Results indicate that between 200 and 300 students have childcare needs,
with half having difficulties paying for childcare expenses in addition
to tuition and other school related expenses. The survey also indicates
that 66% of surveyed student parents responded that they would use an
With regard to hiring, promotion, and retention, in 1991 an ad hoc
committee of the UW-Green Bay University Committee conducted a study
with a focus on the status of women faculty. The report provides a compelling
background to the current project, noting issues in climate that still
exist today. More importantly, the University Committee study, findings
and recommendations, submitted in 1991, document a history of inaction
on these issues at least 20 years old.
"Previous studies carried out on this campus were instructive,
mainly in emphasizing that the issue of the recruitment, retention,
and promotion of women faculty has long been a problem.

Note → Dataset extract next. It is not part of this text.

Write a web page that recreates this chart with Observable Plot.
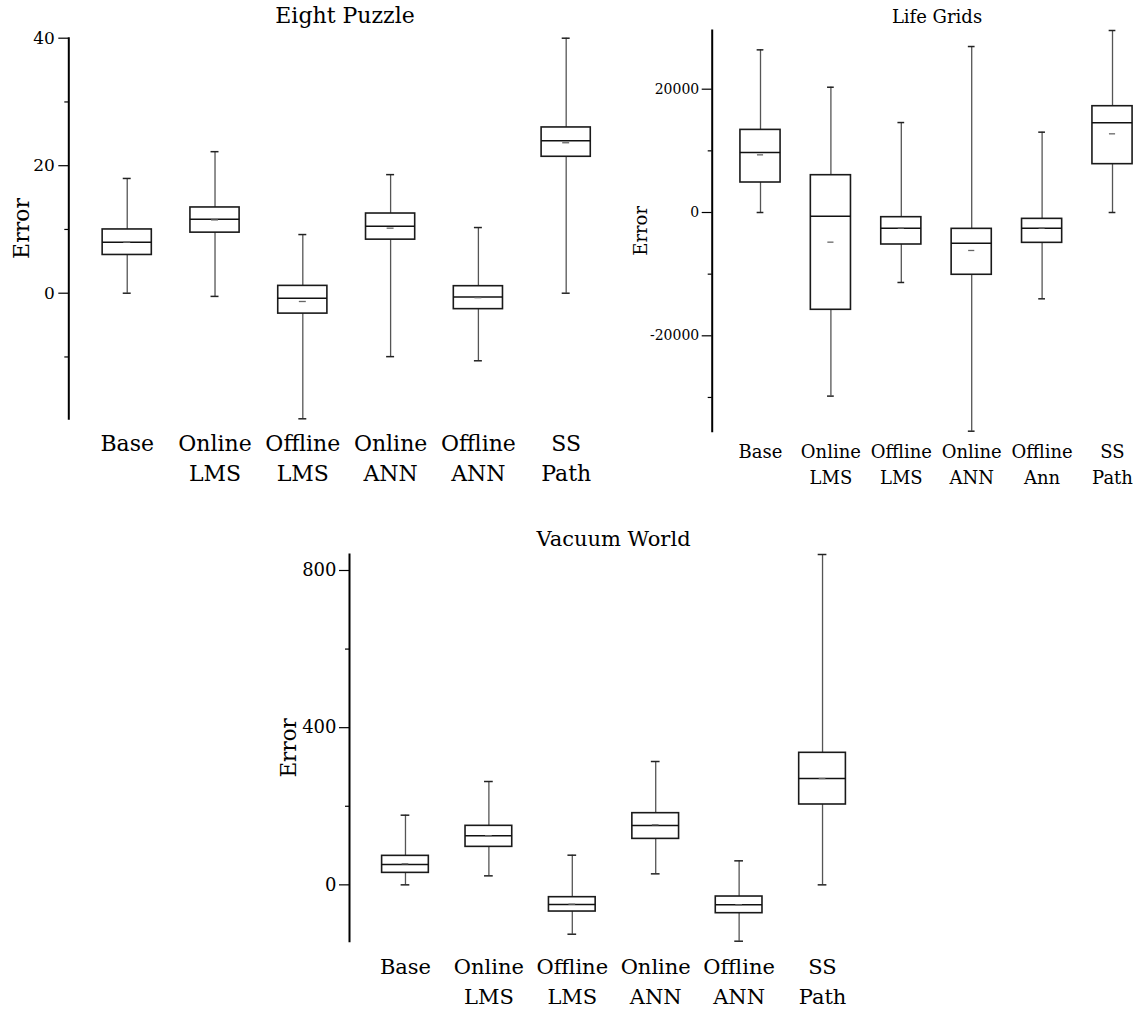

Women themselves
have called attention to the issue several times since 1981, and at
least two major task forces, one of them appointed by the Chancellor
in 1987, spent many hours examining the problem. While the 1987 task
force was charged with reviewing the situation of all women on campus,
it did develop several recommendations pertaining to women faculty.
Few of these have been acted on." (Report of the University Committee
- Ad Hoc Committee on Women, UW-Green Bay, 1992) (Appendix
The 1991 committee made the following observations in its summary,
"One of the reasons for this record is the absence of any campus-wide
group with a clear mandate to initiate programs and/or policies concerned
with improving the institutional climate for women and minorities. The
Affirmative Action/Equal Opportunity Council is perceived to have a
vague charge at present, and has been ineffective in gaining administrative
support to address the problems it has identified. Another reason is
that few mechanisms are in place for collection of data on the status
of women faculty essential to formulation of any plan of action."
The 1991 Ad Hoc Committee on Women concluded its report with recommendations
including the appointment of an ad hoc committee to develop a plan for
the appointment of an ombudsperson and a formal mentoring program, the
development and maintenance of a data base to provide accurate and current
information on employees, and the creation of an on-going committee
to monitor and follow up on the status of women.
The 1991 Committee on Women summarized, "The data indicates a
good record of recruitment of women faculty members at UWGB. There is
evidence here, however, that substantiates a poor record of retention
and promotion of women faculty. For the period under study, there is
also evidence of differences in salaries paid to male and female faculty
members at the assistant professor level."
The statistics provided in the 1992 report combined with more recent
figures show a pattern of improvement in faculty hiring and salary,
but confirm a history of poor retention of women faculty.
A current review of the percentage of women in the faculty since 1996
shows gains at the full professor level. In 1996, 8% of the full professors
were women compared with 16% in 2000; in 1996, 27% of the associate
professors were women compared with 29% in 2000; and in 1996, 53% of
the assistant professors were women compared with 50% in 2000.